Edwin Morgan was born in Glasgow in 1920, first starting to write while at Glasgow High School. He studied English at Glasgow University, but his studies were interrupted by the Second World War, during which he enlisted in the Royal Army Medical Corps. He returned to University after the War and graduated in 1947.
From 1947-1980 he taught English at Glasgow University, becoming Professor of English in 1975. During this time time he produced a major body of poetry and critical essays. He has also written plays, libretti, and several works of translation. He has travelled widely since the 1950s and has translated poetry from many languages, particularly Russian, Hungarian, Spanish, Portuguese, German, Italian and French. In the 1960s he experimented with concrete poetry and also championed Beat Poetry. His translations have includedEdmond Rostand's Cyrano de Bergerac (1992) and Jean Racine: Phaedra (2000). He has translated many poets into Scots including Mayakovsky, Racine and Neruda. In 1996 his Collected Translations were published and his Collected Poems re-published.

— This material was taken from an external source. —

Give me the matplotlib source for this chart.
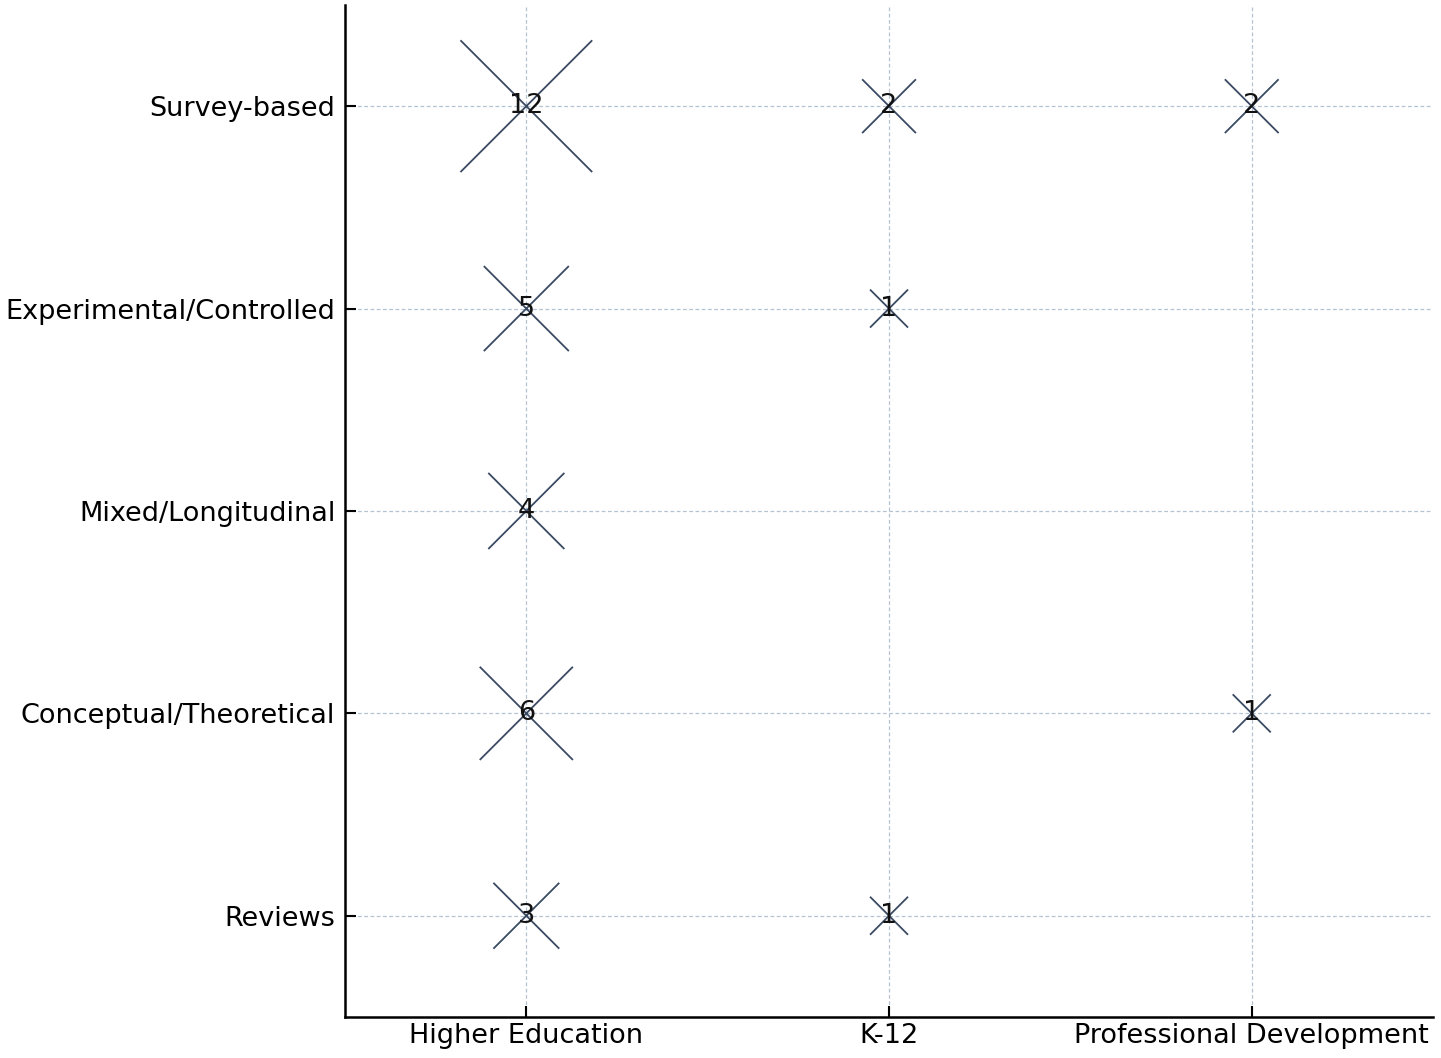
import matplotlib
matplotlib.use("Agg")
import matplotlib.pyplot as plt

contexts = ["Higher Education", "K-12", "Professional Development"]
methods = ["Survey-based", "Experimental/Controlled", "Mixed/Longitudinal",
           "Conceptual/Theoretical", "Reviews"]
# counts[method][context]
counts = [
    [12, 2, 2],
    [5, 1, 0],
    [4, 0, 0],
    [6, 0, 1],
    [3, 1, 0],
]

fig = plt.figure(figsize=(14.41, 10.58), dpi=100)
ax = fig.add_axes([0.2394, 0.0388, 0.7551, 0.9565])

xs, ys, ss, labs = [], [], [], []
for i, m in enumerate(methods):
    for j, c in enumerate(contexts):
        v = counts[i][j]
        if v > 0:
            xs.append(j)
            ys.append(len(methods) - 1 - i)
            ss.append(v)
            labs.append(v)

ax.scatter(xs, ys, s=[v * 750 for v in ss], marker='x', color='#3b4a63',
           linewidths=1.3, zorder=3)
for x, y, v in zip(xs, ys, labs):
    ax.text(x, y, str(v), ha='center', va='center', fontsize=19.5,
            color='#111111', zorder=4)

ax.set_xlim(-0.5, 2.5)
ax.set_ylim(-0.5, 4.5)
ax.set_xticks(range(len(contexts)))
ax.set_xticklabels(contexts, fontsize=19.5)
ax.set_yticks(range(len(methods)))
ax.set_yticklabels(methods[::-1], fontsize=19.5)
ax.tick_params(direction='in', length=8, width=1.5)
ax.tick_params(axis='x', pad=4)
ax.tick_params(axis='y', pad=7)
ax.grid(True, linestyle=(0, (3, 2)), color='#b3c3d3', linewidth=0.9)
ax.set_axisbelow(True)
for s in ['top', 'right']:
    ax.spines[s].set_visible(False)
for s in ['left', 'bottom']:
    ax.spines[s].set_linewidth(1.8)

fig.savefig("out.png", dpi=100)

In 2000, his first original dramatic work, A.D.: A Trilogy of Plays on the Life of Jesus, was published and appeared on stage in Glasgow.
Edwin Morgan has been awarded several honorary degrees and an OBE in 1982. In 2000 he won the Queen's Gold Medal and in 2001 the Weidenfeld Prize for Translation for Jean Racine: Phaedra. He became Glasgow's first Poet Laureate in 1999 and A Glasgow International Writing Festival has been named From Glasgow To Saturn after one of his poetry collections. In February 2004 Edwin Morgan was appointed 'Scots Makar' - National Poet for Scotland.
His collection A Book of Lives (2007), was shortlisted for the 2007 T. S. Eliot Prize, and his latest collection Beyond the Sun (2007), is a series of poems on paintings.